Lost count of the times I’ve had to explain to prospective students & their parents that they are liable to this increased tax whether they graduate/complete or not. Martin Lewis wrongly uses Graduate tax & it misleads. They also believe incorrectly that all graduates pay this.
There will be some public subsidy on these costs on an overall ex-students basis, but on an individual basis contribution is a poor term. For some they may pay little, for others they may pay very highly – much more than borrowed.
Prospective students are expected to understand this system at 18 and sign onto something that they have little idea of how much it will cost, simplifying the language like this doesn’t aid understanding and technically is incorrect.
They do need to understand this is a loan and borrowing different amounts MAY make a huge difference to their repayments, as MAY making increased repayments. Again they are making possibly costly decisions at a very young age.

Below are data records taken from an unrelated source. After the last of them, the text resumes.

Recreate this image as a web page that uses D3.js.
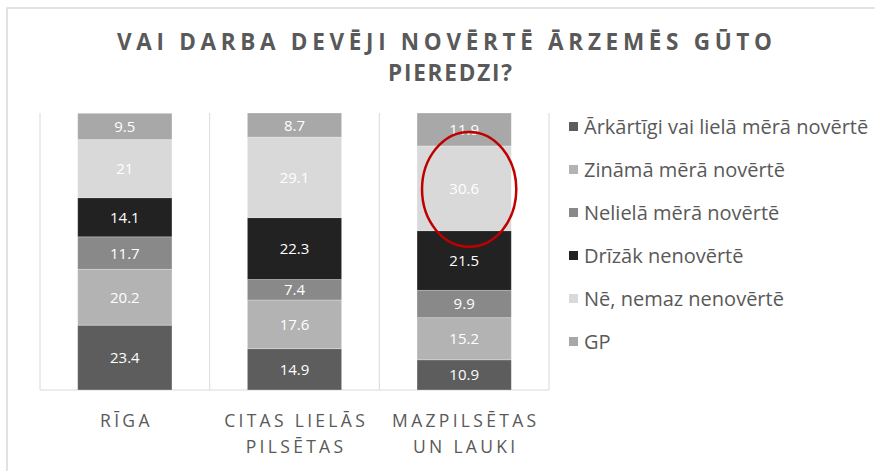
<!DOCTYPE html>
<html>
<head>
<meta charset="utf-8">
<style>
  body { margin: 0; background: white; }
  svg { display: block; font-family: "Open Sans", sans-serif; }
  .grid line { stroke: #d9d9d9; stroke-width: 1; }
  .title { fill: #595959; font-weight: bold; font-size: 22.5px; }
  .xlab { fill: #595959; font-size: 17.5px; letter-spacing: 3.3px; }
  .legend text { fill: #595959; font-size: 20px; }
  .val { fill: white; font-size: 15px; }
</style>
</head>
<body>
<script src="https://cdn.jsdelivr.net/npm/d3@7"></script>
<script>
  const categories = ['RĪGA', 'CITAS LIELĀS PILSĒTAS', 'MAZPILSĒTAS UN LAUKI'];
  const catLines = [['RĪGA'], ['CITAS LIELĀS', 'PILSĒTAS'], ['MAZPILSĒTAS', 'UN LAUKI']];
  const series = [
    'Ārkārtīgi vai lielā mērā novērtē',
    'Zināmā mērā novērtē',
    'Nelielā mērā novērtē',
    'Drīzāk nenovērtē',
    'Nē, nemaz nenovērtē',
    'GP'
  ];
  const colors = ['#5d5d5d', '#b3b3b3', '#898989', '#222222', '#d9d9d9', '#a8a8a8'];
  // one array per series, in category order
  const arkartigi = [23.4, 14.9, 10.9];
  const zinama = [20.2, 17.6, 15.2];
  const neliela = [11.7, 7.4, 9.9];
  const drizak = [14.1, 22.3, 21.5];
  const nemaz = [21, 29.1, 30.6];
  const gp = [9.5, 8.7, 11.9];
  const values = [arkartigi, zinama, neliela, drizak, nemaz, gp];
  const yTicks = [0, 100];

  const W = 875, H = 471;
  const plot = {l: 40, r: 549, t: 113, b: 390};

  const svg = d3.select('body').append('svg').attr('width', W).attr('height', H);

  // chart frame
  svg.append('rect')
    .attr('x', 7).attr('y', 8).attr('width', W + 10).attr('height', H + 10)
    .attr('fill', 'none').attr('stroke', '#d9d9d9').attr('stroke-width', 1.5);

  const x = d3.scaleBand().domain(categories).range([plot.l, plot.r]);
  const y = d3.scaleLinear().domain(d3.extent(yTicks)).range([plot.b, plot.t]);
  const barW = x.bandwidth() / 1.8;

  // category gridlines
  const grid = svg.append('g').attr('class', 'grid');
  grid.selectAll('line.v')
    .data(categories.map(c => x(c)).concat([plot.r]))
    .join('line')
    .attr('class', 'v')
    .attr('x1', d => d).attr('x2', d => d)
    .attr('y1', y(100)).attr('y2', y(0));
  grid.append('line')
    .attr('x1', plot.l).attr('x2', plot.r)
    .attr('y1', y(0)).attr('y2', y(0));

  // stack
  const rows = categories.map((c, i) => {
    const r = {cat: c};
    series.forEach((s, j) => { r[s] = values[j][i]; });
    return r;
  });
  const stacked = d3.stack().keys(series)(rows);

  const layers = svg.append('g').selectAll('g')
    .data(stacked)
    .join('g')
    .attr('fill', (d, i) => colors[i]);

  layers.selectAll('rect')
    .data(d => d)
    .join('rect')
    .attr('x', d => x(d.data.cat) + (x.bandwidth() - barW) / 2)
    .attr('width', barW)
    .attr('y', d => y(d[1]))
    .attr('height', d => y(d[0]) - y(d[1]))
    .attr('stroke', 'white').attr('stroke-opacity', 0.35).attr('stroke-width', 0.75);

  layers.selectAll('text')
    .data(d => d.map(p => ({p, v: p.data[d.key]})))
    .join('text')
    .attr('class', 'val')
    .attr('text-anchor', 'middle')
    .attr('x', d => x(d.p.data.cat) + x.bandwidth() / 2)
    .attr('y', d => (y(d.p[0]) + y(d.p[1])) / 2 + 5.5)
    .text(d => d.v);

  // category labels
  svg.append('g').selectAll('text')
    .data(categories)
    .join('text')
    .attr('class', 'xlab')
    .attr('text-anchor', 'middle')
    .attr('y', 427)
    .each(function(c, i) {
      d3.select(this).selectAll('tspan')
        .data(catLines[i])
        .join('tspan')
        .attr('x', x(c) + x.bandwidth() / 2 + 1.6)
        .attr('dy', (d, k) => k ? 26 : 0)
        .text(d => d);
    });

  // title
  svg.append('text').attr('class', 'title')
    .attr('x', 117).attr('y', 50)
    .attr('textLength', 655).attr('lengthAdjust', 'spacing')
    .text('VAI DARBA DEVĒJI NOVĒRTĒ ĀRZEMĒS GŪTO');
  svg.append('text').attr('class', 'title')
    .attr('x', 388).attr('y', 81)
    .attr('textLength', 124).attr('lengthAdjust', 'spacing')
    .text('PIEREDZI?');

  // red annotation around the largest "Nē, nemaz" share
  const nm = stacked[4][2];
  const ecy = (y(nm[0]) + y(nm[1])) / 2;
  svg.append('ellipse')
    .attr('cx', x(categories[2]) + x.bandwidth() / 2 + 5)
    .attr('cy', ecy + 1)
    .attr('rx', barW / 2)
    .attr('ry', (y(nm[0]) - y(nm[1])) / 2 + 15)
    .attr('fill', 'none')
    .attr('stroke', '#c00000')
    .attr('stroke-width', 2.5);

  // legend
  const legend = svg.append('g').attr('class', 'legend');
  const li = legend.selectAll('g')
    .data(series)
    .join('g')
    .attr('transform', (d, i) => `translate(569, ${127 + i * 43})`);
  li.append('rect')
    .attr('x', 0).attr('y', -5).attr('width', 9).attr('height', 9)
    .attr('fill', (d, i) => colors[i]);
  li.append('text')
    .attr('x', 15).attr('y', 7)
    .text(d => d);
</script>
</body>
</html>
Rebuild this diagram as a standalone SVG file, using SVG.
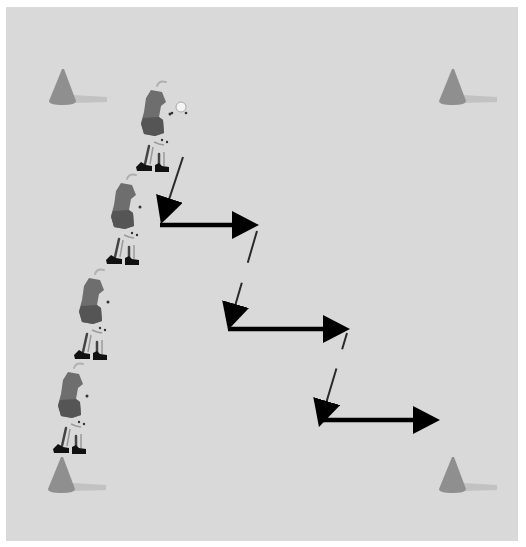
<svg xmlns="http://www.w3.org/2000/svg" width="526" height="547" viewBox="0 0 526 547">
  <style>
    .field { fill: #d9d9d9; }
    .cone { fill: #8f8f8f; }
    .shadow { fill: #c2c2c2; }
    .run { stroke: #000; stroke-width: 4.5; fill: none; }
    .move { stroke: #2a2a2a; stroke-width: 2; fill: none; }
    .head { fill: #000; }
    .hair { stroke: #b0b0b0; stroke-width: 2; fill: none; stroke-linecap: round; }
    .shirt { fill: #6e6e6e; }
    .shorts { fill: #555; }
    .leg { stroke: #444; stroke-width: 2.5; fill: none; stroke-linecap: round; }
    .legl { stroke: #9a9a9a; stroke-width: 1.5; fill: none; }
    .shoe { fill: #111; }
    .dot { fill: #333; }
  </style>
  <defs>
    <!-- solid arrowhead; the line stops 12px short of the tip -->
    <marker id="tip" markerUnits="userSpaceOnUse" markerWidth="30" markerHeight="30" refX="15" refY="14" orient="auto">
      <path class="head" d="M0,0 L27,14 L0,28 Z"/>
    </marker>
    <!-- traffic cone with its cast shadow; origin at the base centre -->
    <g id="cone">
      <path class="shadow" d="M10,-9 L44,-7 L44,-2 L10,-1 Z"/>
      <path class="cone" d="M-1,-35 L1,-35 L13,-3 Q13,1 0,1 Q-14,1 -14,-3 Z"/>
    </g>
    <!-- player figure; origin at the top-left of the figure -->
    <g id="player">
      <path class="hair" d="M17,8 Q19,2 26,4"/>
      <path class="shirt" d="M11,12 L22,14 L26,24 L21,28 L19,39 L23,42 L24,55 L15,58 L4,56 L1,45 L4,34 L6,20 Z"/>
      <path class="shorts" d="M3,40 L19,39 L23,42 L24,55 L15,58 L4,56 L1,46 Z"/>
      <circle class="dot" cx="30" cy="36" r="1.5"/>
      <circle class="dot" cx="22" cy="62" r="1.2"/>
      <circle class="dot" cx="27" cy="64" r="1.2"/>
      <path class="legl" d="M14,64 L19,66 L24,67"/>
      <path class="leg" d="M9,68 L5,86"/>
      <path class="legl" d="M13,69 L10,86"/>
      <path class="leg" d="M19,76 L19,88"/>
      <path class="legl" d="M24,74 L24,88"/>
      <path class="shoe" d="M-4,89 L1,84 L6,87 L12,88 L12,93 L-3,93 Z"/>
      <path class="shoe" d="M15,87 L19,85 L22,88 L29,89 L29,94 L15,94 Z"/>
    </g>
  </defs>

  <rect class="field" x="6" y="7" width="512" height="534"/>

  <!-- corner cones -->
  <g id="cone-tl"><use href="#cone" x="63" y="104"/></g>
  <g id="cone-tr"><use href="#cone" x="453" y="104"/></g>
  <g id="cone-bl"><use href="#cone" x="62" y="492"/></g>
  <g id="cone-br"><use href="#cone" x="453" y="492"/></g>

  <!-- line of players -->
  <g id="player-1">
    <use href="#player" x="140" y="78"/>
    <!-- ball -->
    <circle cx="181" cy="107" r="5" fill="#f4f4f4" stroke="#aaa" stroke-width="1"/>
    <circle class="dot" cx="172" cy="113" r="1.3"/>
    <circle class="dot" cx="186" cy="113" r="1.3"/>
  </g>
  <g id="player-2"><use href="#player" x="110" y="171"/></g>
  <g id="player-3"><use href="#player" x="78" y="266"/></g>
  <g id="player-4"><use href="#player" x="57" y="360"/></g>

  <!-- movement arrows -->
  <g id="connectors">
    <line class="move" x1="183" y1="157" x2="164.7" y2="212.6" marker-end="url(#tip)"/>
    <line class="run" x1="160" y1="225" x2="247" y2="225" marker-end="url(#tip)"/>
    <line class="move" x1="257" y1="231" x2="231.4" y2="318.5" stroke-dasharray="33 21 200" marker-end="url(#tip)"/>
    <line class="run" x1="228" y1="329" x2="338" y2="329" marker-end="url(#tip)"/>
    <line class="move" x1="347" y1="333" x2="322.4" y2="415.5" stroke-dasharray="17 20 200" marker-end="url(#tip)"/>
    <line class="run" x1="319" y1="420" x2="428" y2="420" marker-end="url(#tip)"/>
  </g>
</svg>
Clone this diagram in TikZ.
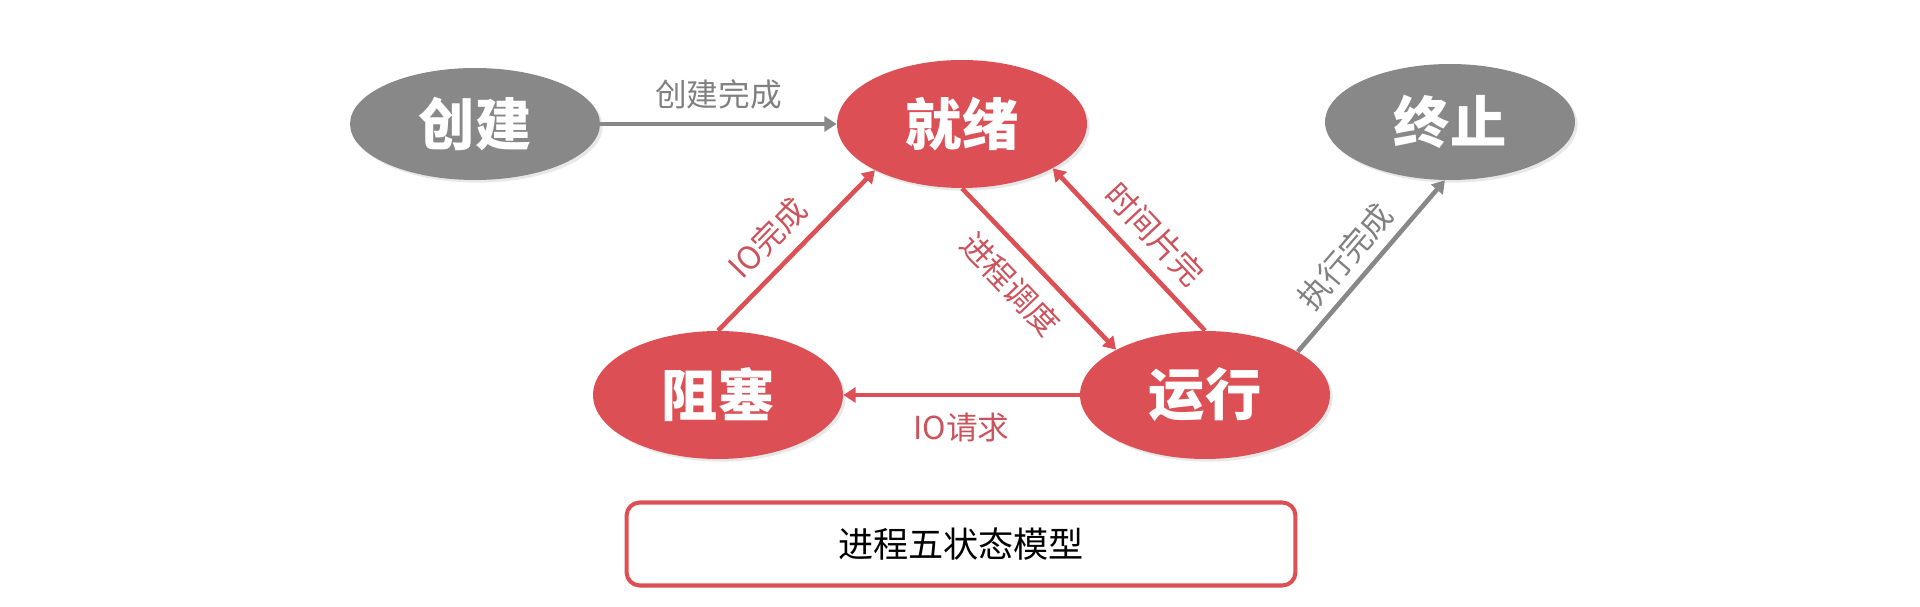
\documentclass[tikz,border=0pt]{standalone}
\usepackage{fontspec}
\setmainfont{Noto Sans CJK SC}
\newfontfamily\heavycjk{Noto Sans CJK SC Black}
\usetikzlibrary{arrows.meta,shapes.geometric,shadows}
\definecolor{stred}{RGB}{220,80,85}
\definecolor{stgray}{RGB}{136,136,136}
\definecolor{lbred}{RGB}{204,82,92}
\definecolor{lbgray}{RGB}{128,128,128}
\tikzset{
  state/.style={ellipse,minimum width=5cm,minimum height=2.56cm,inner sep=0pt,text=white,
    font=\fontsize{32}{32}\heavycjk,
    drop shadow={opacity=0.18,shadow xshift=1.5pt,shadow yshift=-1.5pt}},
  redarr/.style={draw=stred,line width=2.6pt,-{Triangle[length=7pt,width=8.5pt]}},
  grayarr/.style={draw=stgray,line width=2.6pt,-{Triangle[length=7pt,width=8.5pt]}},
  lbl/.style={font=\fontsize{18}{18}\selectfont,inner sep=1pt,text=lbred},
}
\begin{document}
\begin{tikzpicture}[x=0.02cm,y=-0.02cm]
\useasboundingbox (0,0) rectangle (1920,607);
% states
\node[state,fill=stgray,minimum height=2.24cm] (create) at (475,124) {创建};
\node[state,fill=stred] (ready) at (962,124) {就绪};
\node[state,fill=stgray,minimum height=2.32cm] (exit) at (1450,122) {终止};
\node[state,fill=stred] (block) at (718,395) {阻塞};
\node[state,fill=stred] (run) at (1205,395) {运行};
% transitions
\draw[grayarr] (create) -- (ready) node[lbl,text=lbgray,midway,above=6pt] (l1) {创建完成};
\draw[redarr] (block.north) -- (ready.208) node[lbl,pos=0.45,sloped,above=6pt] (l2) {IO完成};
\draw[redarr] (ready.south) -- (run.153) node[lbl,pos=0.46,sloped,below=7pt] (l3) {进程调度};
\draw[redarr] (run.north) -- (ready.334) node[lbl,pos=0.47,sloped,above=6pt] (l4) {时间片完};
\draw[redarr] (run.west) -- (block.east) node[lbl,midway,below=8pt] (l5) {IO请求};
\draw[grayarr] (run.25) -- (exit.265) node[lbl,text=lbgray,pos=0.455,sloped,above=4pt] (l6) {执行完成};
% caption
\node[draw=stred,line width=2.3pt,fill=white,rounded corners=7.5pt,minimum width=13.38cm,minimum height=1.66cm,
  font=\fontsize{20}{20}\selectfont,drop shadow={opacity=0.12,shadow xshift=1pt,shadow yshift=-1pt}] (model) at (961,544) {进程五状态模型};
\end{tikzpicture}
\end{document}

I agree that the system needs changing, but these objections can be met in a way that fits the underlying philosophy Paul outlines (making contributions fairer and more transparent).
Why not require all graduates to pay it? If you want to benefit from a university education you commit to helping pay for availability of university education as a national benefit.
There probably would need to be a system for non-graduating students to pay some sort of pro rata contribution – presumably for a briefer period.
Agree – all graduates & all non-graduating students should pay something, but my point was calling the present system graduate anything is totally misleading as that is not currently true
A great article Paul. Two further questions – how do Postgraduate Loans fit into this mix and how do you see it changing in light of the Lifelong Learning Entitlement proposals?